Ceiling looms for European power demand recovery

Author: William Peck


LONDON (ICIS)--Electricity consumption has risen as much as 3.4GW or 11 percentage points in Italy since the government began easing lockdown restrictions aimed at stemming the spread of the coronavirus, according to ICIS models that control for temperature and calendar effects across Europe’s largest countries.

But the lack of a recovery in less-affected Germany could indicate an imminently approaching cap, even as demand has rebounded in some other electricity markets.

While restrictions are still likely to ease further, the inability of manufacturers to ramp up to pre-crisis levels while keeping safety measures in place is likely to hold down energy demand in coming months. The effect of the hit to global supply chains and wider economies could persist for years to come.


ICIS used multiple regressions to find the closest statistical fit between daily averages for electricity demand and temperature and calendar effects in Italy, France, Germany, Spain and Britain between March and May 2015-2019.

Power demand drops as temperatures get milder in the winter, but then starts to flatten and rise in the summer as heating switches off and cooling becomes a factor. While a linear fit between demand and temperature was suitable for model runs in March and April, ICIS added a second squared temperature variable called a quadratic to the May models to account for this curved relationship.

ICIS otherwise left the models unchanged compared to prior runs.

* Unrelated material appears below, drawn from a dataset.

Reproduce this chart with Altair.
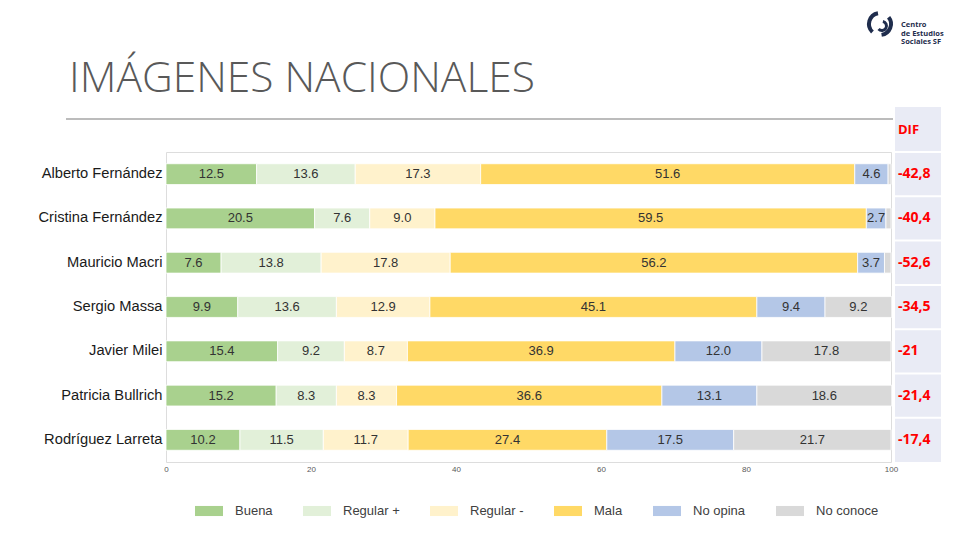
import altair as alt
import pandas as pd

# --- data -------------------------------------------------------------
candidates = [
    "Alberto Fernández", "Cristina Fernández", "Mauricio Macri",
    "Sergio Massa", "Javier Milei", "Patricia Bullrich", "Rodríguez Larreta",
]
categories = ["Buena", "Regular +", "Regular -", "Mala", "No opina", "No conoce"]
colors = ["#a9d18e", "#e2f0d9", "#fff2cc", "#ffd966", "#b4c7e7", "#d9d9d9"]

buena = [12.5, 20.5, 7.6, 9.9, 15.4, 15.2, 10.2]
regular_mas = [13.6, 7.6, 13.8, 13.6, 9.2, 8.3, 11.5]
regular_menos = [17.3, 9.0, 17.8, 12.9, 8.7, 8.3, 11.7]
mala = [51.6, 59.5, 56.2, 45.1, 36.9, 36.6, 27.4]
no_opina = [4.6, 2.7, 3.7, 9.4, 12.0, 13.1, 17.5]
no_conoce = [0.4, 0.7, 0.9, 9.2, 17.8, 18.6, 21.7]

dif = ["-42,8", "-40,4", "-52,6", "-34,5", "-21", "-21,4", "-17,4"]
x_ticks = [0, 20, 40, 60, 80, 100]

logo_lines = ["Centro", "de Estudios", "Sociales SF"]

# --- tables -----------------------------------------------------------
series = [buena, regular_mas, regular_menos, mala, no_opina, no_conoce]
rows = []
for i, cand in enumerate(candidates):
    start = 0.0
    for j, cat in enumerate(categories):
        v = series[j][i]
        rows.append({
            "candidate": cand, "category": cat, "order": j,
            "start": start, "end": start + v, "mid": start + v / 2,
            "label": f"{v:.1f}" if v >= 1 else "",
        })
        start += v
df = pd.DataFrame(rows)
dif_df = pd.DataFrame({"candidate": candidates, "dif": dif})
one = pd.DataFrame({"k": [0]})

W, H = 725, 310
FONT = "Liberation Sans"

y_scale = alt.Scale(paddingInner=0.53, paddingOuter=0.265)
y_enc = alt.Y(
    "candidate:N", sort=candidates, title=None, scale=y_scale,
    axis=alt.Axis(labelFontSize=14.7, labelColor="#1a1a1a", labelPadding=4,
                  domain=False, ticks=False, labelFont=FONT, title=None),
)
y_plain = alt.Y("candidate:N", sort=candidates, title=None)

legend_path = "M-1,-0.36H1V0.36H-1Z"

bars = alt.Chart(df).mark_bar(stroke="white", strokeWidth=0.8).encode(
    x=alt.X("start:Q", title=None,
            scale=alt.Scale(domain=[0, 100], nice=False, zero=True),
            axis=alt.Axis(values=x_ticks, labelFontSize=8, labelColor="#595959",
                          ticks=False, domain=False, grid=False, labelPadding=3,
                          labelFont=FONT, labelFlush=False)),
    x2="end:Q",
    y=y_enc,
    order=alt.Order("order:Q"),
    color=alt.Color(
        "category:N", sort=categories,
        scale=alt.Scale(domain=categories, range=colors),
        legend=alt.Legend(
            title=None, orient="none", direction="horizontal",
            legendX=29, legendY=345, symbolType=legend_path, symbolSize=784,
            symbolStrokeWidth=0, labelFontSize=13, labelFont=FONT,
            labelColor="#404040", columnPadding=30, labelOffset=12,
            padding=0, columns=6,
        ),
    ),
)

labels = alt.Chart(df).mark_text(fontSize=13, color="#333333", font=FONT).encode(
    x="mid:Q", y=y_plain, text="label:N",
)

# DIF column
panel = alt.Chart(one).mark_rect(color="#e9ebf5").encode(
    x=alt.value(729), x2=alt.value(775), y=alt.value(-45), y2=alt.value(H),
)
panel_lines = alt.Chart(dif_df).mark_rule(color="white", strokeWidth=2, yOffset=-22.1).encode(
    x=alt.value(729), x2=alt.value(775), y=y_plain,
)
dif_head = alt.Chart(one).mark_text(
    text="DIF", color="#ff0000", fontWeight="bold", fontSize=13, align="left",
    baseline="middle", font="Open Sans",
).encode(x=alt.value(732), y=alt.value(-22))
dif_text = alt.Chart(dif_df).mark_text(
    color="#ff0000", fontWeight="bold", fontSize=14, align="left",
    baseline="middle", font="Open Sans",
).encode(x=alt.value(732), y=y_plain, text="dif:N")

# heading and rule underneath
heading = alt.Chart(one).mark_text(
    text="IMÁGENES NACIONALES", fontSize=42.5, color="#595959", align="left",
    baseline="middle", font="Open Sans", fontWeight=300,
).encode(x=alt.value(-97), y=alt.value(-73))
heading_rule = alt.Chart(one).mark_rule(color="#a6a6a6", strokeWidth=1.5).encode(
    x=alt.value(-100), x2=alt.value(727), y=alt.value(-33),
)

# logo
logo_text = alt.Chart(one).mark_text(
    text="\n".join(logo_lines), lineBreak="\n",
    fontSize=7.5, fontWeight="bold", color="#1f2d4d", align="left",
    baseline="top", font="Open Sans", lineHeight=8.5,
).encode(x=alt.value(735), y=alt.value(-131))
logo_arc1 = alt.Chart(one).mark_arc(
    radius=13, radius2=9, theta=3.9, theta2=6.1, color="#1f2d4d",
).encode(x=alt.value(714), y=alt.value(-128))
logo_arc2 = alt.Chart(one).mark_arc(
    radius=13, radius2=9, theta=0.9, theta2=3.0, color="#1f2d4d",
).encode(x=alt.value(714), y=alt.value(-128))
logo_arc3 = alt.Chart(one).mark_arc(
    radius=6, radius2=3, theta=0.2, theta2=4.0, color="#1f2d4d",
).encode(x=alt.value(716), y=alt.value(-126))

chart = alt.layer(
    panel, panel_lines, bars, labels, dif_head, dif_text,
    heading, heading_rule, logo_text, logo_arc1, logo_arc2, logo_arc3,
).properties(
    width=W, height=H,
    autosize=alt.AutoSizeParams(type="none"),
    padding={"left": 166, "top": 152, "right": 69, "bottom": 79},
    background="white",
).configure_view(stroke="#404040", strokeWidth=1.5).configure(font=FONT)

chart.save("out.html", embed_options={"renderer": "svg", "actions": False})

• Weekday is a binary variable set to one on working days and zero on weekends and public holidays

• A numerical variable set at 1 on 1 March and 92 on 31 May each year controlled for a seasonal drop in power demand beyond that explainable by milder temperatures, likely due to increasing output from distributed solar assets

• ICIS included an annual measure in only the British model, in order to control for falling electricity demand in the country

Adding the quadratic term and the May data improved the explanatory power of four of the five models. These explained between 82-95% of the variation in power demand across the sample.


In order to establish the impact of the coronavirus on power demand, ICIS compared data from this year to the models’ expectations based on 2015-2019, over rolling seven-day periods.

The results indicate that demand across Europe’s five largest countries has reached an average of 3.3GW or 8.8% below expectations over the past seven days.

Germany’s track-and-trace response to the coronavirus enabled more factories to remain open than across Europe’s other major economies. This also held up the country’s electricity demand, which, apart from a brief dip around Easter, has generally hovered around 4GW or 7% below expected.

The issue is that power demand has not risen since some shops reopened on 20 April, followed by a wider easing from 6 May. Protective measures remain in place, which are likely keeping factories running at a reduced capacity.

Demand had been rising in Italy and France after reopenings in early May. The recovery has faltered in both countries in recent days though, at the same 7% ceiling as in Germany.

Spain has not eased its lockdown to the same extent as France or Italy, with a two-week extension most recently granted on 19 May. With Madrid and Barcelona still in a stricter phase of lockdown, the country’s power demand is currently the most affected among the five countries.

The UK imposed the least stringent lockdown other than Germany, but this has yet to significantly ease. The small uptick in the country’s power demand in recent weeks likely indicates some factories reopening as in other countries.